● GIVEN ENTRIES
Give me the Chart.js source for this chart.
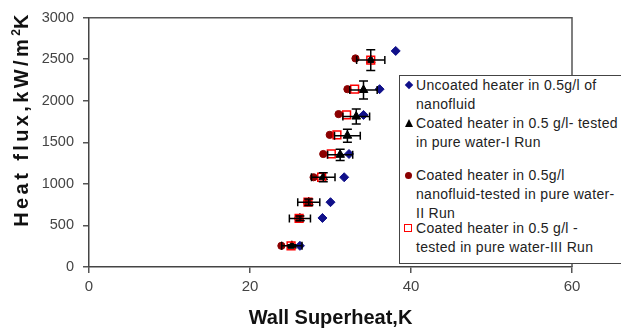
<!DOCTYPE html>
<html>
<head>
<meta charset="utf-8">
<script src="https://cdn.jsdelivr.net/npm/chart.js@4"></script>
<style>
  body { margin: 0; background: #fff; }
  #wrap { position: relative; width: 621px; height: 332px; overflow: hidden; }
  #ytitle {
    position: absolute; left: -98px; top: 107px; width: 240px; height: 24px;
    line-height: 24px; text-align: center; white-space: nowrap;
    transform: rotate(-90deg); transform-origin: 50% 50%;
    font: bold 20px "Liberation Sans", Arial, sans-serif; letter-spacing: 3.4px; color: #111;
  }
  #ytitle sup { font-size: 12px; vertical-align: 8px; line-height: 0; letter-spacing: 0; }
  #legend {
    position: absolute; left: 399px; top: 75px; width: 240px; height: 189px;
    border: 1.5px solid #444; background: #fff; box-sizing: border-box;
    font: 14px "Liberation Sans", Arial, sans-serif; letter-spacing: 0.3px; color: #222;
  }
  .item { position: absolute; left: 16px; line-height: 19px; white-space: nowrap; }
  .mk { position: absolute; }
</style>
</head>
<body>
<div id="wrap">
  <canvas id="chart"></canvas>
  <div id="ytitle">Heat flux,kW/m<sup>2</sup>K</div>
  <div id="legend"></div>
</div>
<script>
// данные
const uncoatedX = [38.1, 36.1, 34.1, 32.3, 31.7, 30.0, 29.0, 26.2];
const uncoatedY = [2600, 2140, 1830, 1360, 1080, 780, 590, 255];

const run1X = [35.0, 34.1, 33.2, 32.1, 31.2, 29.1, 27.3, 26.2, 25.2];
const run1Y = [2490, 2130, 1810, 1580, 1350, 1080, 780, 585, 255];
const run1ErrX = [1.75, 1.7, 1.66, 1.6, 1.56, 1.46, 1.37, 1.31, 1.26];
const run1ErrY = [125, 107, 90, 79, 68, 54, 39, 29, 13];

const run2X = [33.1, 32.1, 31.0, 29.9, 29.1, 27.9, 27.1, 26.0, 23.9];
const run2Y = [2510, 2140, 1840, 1590, 1360, 1080, 780, 585, 255];

const run3X = [35.0, 33.0, 32.0, 30.8, 30.1, 28.9, 27.2, 26.1, 25.1];
const run3Y = [2490, 2140, 1830, 1590, 1360, 1080, 780, 585, 255];

const xTicks = [0, 20, 40, 60];
const yTicks = [0, 500, 1000, 1500, 2000, 2500, 3000];

const legendLabels = [
    ['Uncoated heater in 0.5g/l of', 'nanofluid'],
    ['Coated heater in 0.5 g/l- tested', 'in pure water-I Run'],
    ['Coated heater in 0.5g/l', 'nanofluid-tested in pure water-', 'II Run'],
    ['Coated heater in 0.5 g/l -', 'tested in pure water-III Run']
];

function toPoints(xs, ys) {
    return xs.map((x, i) => ({ x: x, y: ys[i] }));
}

// легенда (html)
const legendTops = [0, 38, 90, 143];
const legendMarks = [
    '<span class="mk" style="left:-10px;top:6px;width:6px;height:6px;background:#10108a;transform:rotate(45deg)"></span>',
    '<span class="mk" style="left:-11px;top:5px;width:0;height:0;border-left:4px solid transparent;border-right:4px solid transparent;border-bottom:8px solid #000"></span>',
    '<span class="mk" style="left:-11px;top:6px;width:7px;height:7px;border-radius:50%;background:#8b0000"></span>',
    '<span class="mk" style="left:-12px;top:5px;width:6px;height:6px;border:1.2px solid #f00;background:#fff"></span>'
];
document.getElementById('legend').innerHTML = legendLabels.map((lines, i) =>
    `<div class="item" style="top:${legendTops[i]}px">${legendMarks[i]}${lines.join('<br>')}</div>`
).join('');

// рамка сверху и справа
const frame = {
    id: 'frame',
    afterDraw(chart) {
        const { ctx, chartArea: a } = chart;
        ctx.save();
        ctx.strokeStyle = '#555';
        ctx.lineWidth = 1.5;
        ctx.beginPath();
        ctx.moveTo(a.left, a.top);
        ctx.lineTo(a.right, a.top);
        ctx.lineTo(a.right, a.bottom);
        ctx.stroke();
        ctx.restore();
    }
};

// погрешности для Run I
const errorBars = {
    id: 'errorBars',
    afterDatasetsDraw(chart) {
        const { ctx, scales: { x, y } } = chart;
        ctx.save();
        ctx.strokeStyle = '#000';
        ctx.lineWidth = 1.5;
        run1X.forEach((v, i) => {
            const px = x.getPixelForValue(v);
            const py = y.getPixelForValue(run1Y[i]);
            const x1 = x.getPixelForValue(v - run1ErrX[i]);
            const x2 = x.getPixelForValue(v + run1ErrX[i]);
            const y1 = y.getPixelForValue(run1Y[i] - run1ErrY[i]);
            const y2 = y.getPixelForValue(run1Y[i] + run1ErrY[i]);
            ctx.beginPath();
            ctx.moveTo(x1, py); ctx.lineTo(x2, py);
            ctx.moveTo(x1, py - 4); ctx.lineTo(x1, py + 4);
            ctx.moveTo(x2, py - 4); ctx.lineTo(x2, py + 4);
            ctx.moveTo(px, y1); ctx.lineTo(px, y2);
            ctx.moveTo(px - 4.5, y1); ctx.lineTo(px + 4.5, y1);
            ctx.moveTo(px - 4.5, y2); ctx.lineTo(px + 4.5, y2);
            ctx.stroke();
        });
        ctx.restore();
    }
};

const tickFont = { family: '"Liberation Sans", Arial, sans-serif', size: 15 };

new Chart(document.getElementById('chart'), {
    type: 'scatter',
    data: {
        datasets: [
            {
                label: 'Run III', data: toPoints(run3X, run3Y), order: 1,
                pointStyle: 'rect', pointRadius: 5.5, borderColor: '#ff0000',
                backgroundColor: 'rgba(0,0,0,0)', borderWidth: 1.5
            },
            {
                label: 'Run II', data: toPoints(run2X, run2Y), order: 2,
                pointStyle: 'circle', pointRadius: 3.6, borderColor: '#8b0000',
                backgroundColor: '#8b0000', borderWidth: 1
            },
            {
                label: 'Run I', data: toPoints(run1X, run1Y), order: 3,
                pointStyle: 'triangle', pointRadius: 5, borderColor: '#000',
                backgroundColor: '#000', borderWidth: 1
            },
            {
                label: 'Uncoated', data: toPoints(uncoatedX, uncoatedY), order: 4,
                pointStyle: 'rectRot', pointRadius: 4.5, borderColor: '#10108a',
                backgroundColor: '#10108a', borderWidth: 1
            }
        ]
    },
    options: {
        responsive: true,
        maintainAspectRatio: false,
        animation: false,
        layout: { padding: { left: 0, right: 49, top: 16, bottom: 0 } },
        plugins: { legend: { display: false }, tooltip: { enabled: false } },
        scales: {
            x: {
                type: 'linear', min: 0, max: 60,
                afterBuildTicks: s => { s.ticks = xTicks.map(v => ({ value: v })); },
                afterFit: s => { s.height = 65; },
                grid: { drawOnChartArea: false, drawTicks: true, tickLength: 6, color: '#555', lineWidth: 1.5 },
                border: { color: '#444', width: 1.5 },
                ticks: { font: tickFont, color: '#444', padding: 5, maxRotation: 0, callback: v => String(v) },
                title: {
                    display: true, text: 'Wall Superheat,K', color: '#111',
                    font: { family: '"Liberation Sans", Arial, sans-serif', size: 20, weight: 'bold' },
                    padding: { top: 0, bottom: 2 }
                }
            },
            y: {
                type: 'linear', min: 0, max: 3000,
                afterBuildTicks: s => { s.ticks = yTicks.map(v => ({ value: v })); },
                afterFit: s => { s.width = 89; },
                grid: { drawOnChartArea: false, drawTicks: true, tickLength: 6, color: '#555', lineWidth: 1.5 },
                border: { color: '#444', width: 1.5 },
                ticks: {
                    font: { family: '"Liberation Sans", Arial, sans-serif', size: 14.5 },
                    color: '#444', padding: 9, callback: v => String(v)
                }
            }
        }
    },
    plugins: [frame, errorBars]
});
</script>
</body>
</html>
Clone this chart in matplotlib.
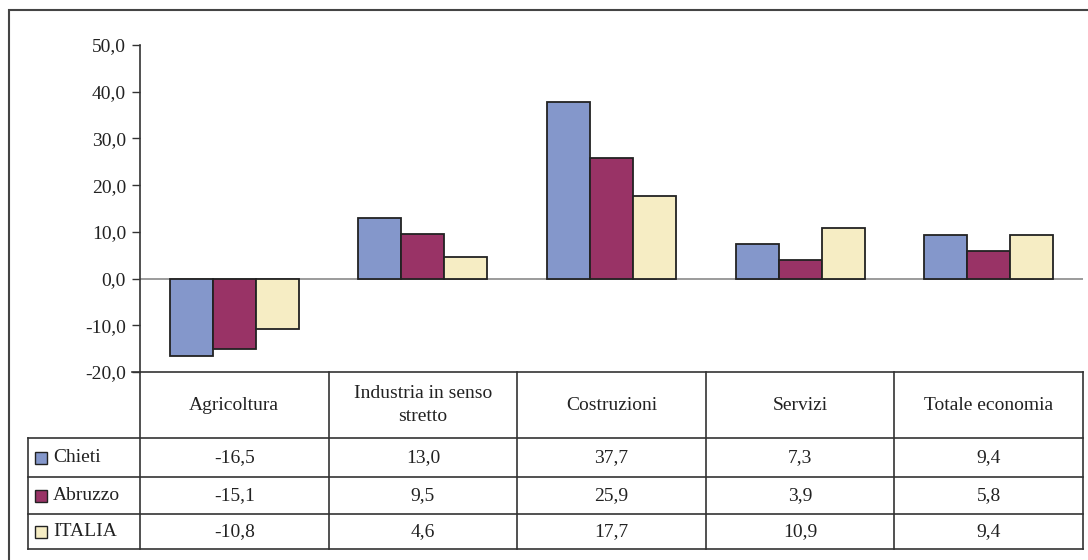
import matplotlib
matplotlib.use("Agg")
import matplotlib.pyplot as plt
from matplotlib.lines import Line2D
from matplotlib.patches import Rectangle
from matplotlib.ticker import FuncFormatter

categories = ["Agricoltura", "Industria in senso\nstretto", "Costruzioni", "Servizi", "Totale economia"]
series_names = ["Chieti", "Abruzzo", "ITALIA"]
chieti = [-16.5, 13.0, 37.7, 7.3, 9.4]
abruzzo = [-15.1, 9.5, 25.9, 3.9, 5.8]
italia = [-10.8, 4.6, 17.7, 10.9, 9.4]
colors = ["#8497CB", "#993366", "#F6EDC4"]

plt.rcParams['font.family'] = ['Liberation Serif', 'DejaVu Serif']

W, H = 1088, 560
fig = plt.figure(figsize=(W / 100, H / 100), dpi=100)

def fx(px):
    return px / W

def fy(py):
    return 1 - py / H

# plot area in pixels
x0, x1 = 140, 1083
ytop, ybot = 45, 372
ax = fig.add_axes([fx(x0), fy(ybot), fx(x1) - fx(x0), fy(ytop) - fy(ybot)])

n = len(categories)
bw = 0.228
values = [chieti, abruzzo, italia]
for k, vals in enumerate(values):
    xs = [i + (k - 1) * bw for i in range(n)]
    ax.bar(xs, vals, width=bw, color=colors[k], edgecolor="#222222", linewidth=1.3, zorder=3)

ax.axhline(0, color="#8a8a8a", linewidth=1.2, zorder=2)
ax.set_xlim(-0.5, n - 0.5)
ax.set_ylim(-20, 50)
ax.set_yticks(range(-20, 51, 10))
ax.yaxis.set_major_formatter(FuncFormatter(lambda v, p: f"{v:.1f}".replace(".", ",")))
ax.set_xticks([])
for s in ["top", "right", "bottom"]:
    ax.spines[s].set_visible(False)
ax.spines["left"].set_color("#333333")
ax.spines["left"].set_linewidth(1.2)
ax.tick_params(axis="y", direction="out", length=6, width=1.0, color="#333333",
               labelsize=14, pad=4, labelcolor="#222222")

# data table below the plot
lc = "#333333"
lw = 1.2
tleft = 28
rows_y = [372, 438, 477, 514, 549]
col_w = (x1 - x0) / n
col_x = [x0 + i * col_w for i in range(n + 1)]

def hline(y, xa, xb):
    fig.add_artist(Line2D([fx(xa), fx(xb)], [fy(y), fy(y)], color=lc, linewidth=lw))

def vline(x, ya, yb):
    fig.add_artist(Line2D([fx(x), fx(x)], [fy(ya), fy(yb)], color=lc, linewidth=lw))

hline(rows_y[0], 132, x1)
for y in rows_y[1:]:
    hline(y, tleft, x1)
for x in col_x:
    vline(x, rows_y[0], rows_y[-1])
vline(tleft, rows_y[1], rows_y[-1])

fs = 14
for i, cat in enumerate(categories):
    cx = (col_x[i] + col_x[i + 1]) / 2
    cy = (rows_y[0] + rows_y[1]) / 2
    fig.text(fx(cx), fy(cy), cat, ha="center", va="center", fontsize=fs,
             color="#222222", linespacing=1.45)

for r, (name, vals) in enumerate(zip(series_names, values)):
    cy = (rows_y[r + 1] + rows_y[r + 2]) / 2
    fig.add_artist(Rectangle((fx(35), fy(cy + 6)), fx(12), fy(0) - fy(12),
                             transform=fig.transFigure, facecolor=colors[r],
                             edgecolor="#222222", linewidth=1.0))
    fig.text(fx(53), fy(cy), name, ha="left", va="center", fontsize=fs, color="#222222")
    for i, v in enumerate(vals):
        cx = (col_x[i] + col_x[i + 1]) / 2
        fig.text(fx(cx), fy(cy), f"{v:.1f}".replace(".", ","), ha="center", va="center",
                 fontsize=fs, color="#222222")

# outer frame
fig.add_artist(Rectangle((fx(9), fy(600)), fx(1200), fy(10) - fy(600),
                         transform=fig.transFigure, facecolor="none",
                         edgecolor="#444444", linewidth=1.5))

fig.savefig("out.png", dpi=100)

● WORK TO DO
Take out nothing but the lines from the one containing "Clone this chart in matplotlib." to the one containing "from matplotlib.ticker import FuncFormatter", inclusive, retyped exactly. Drop the pictures.

● TASK ANSWER
Clone this chart in matplotlib.
import matplotlib
matplotlib.use("Agg")
import matplotlib.pyplot as plt
from matplotlib.lines import Line2D
from matplotlib.patches import Rectangle
from matplotlib.ticker import FuncFormatter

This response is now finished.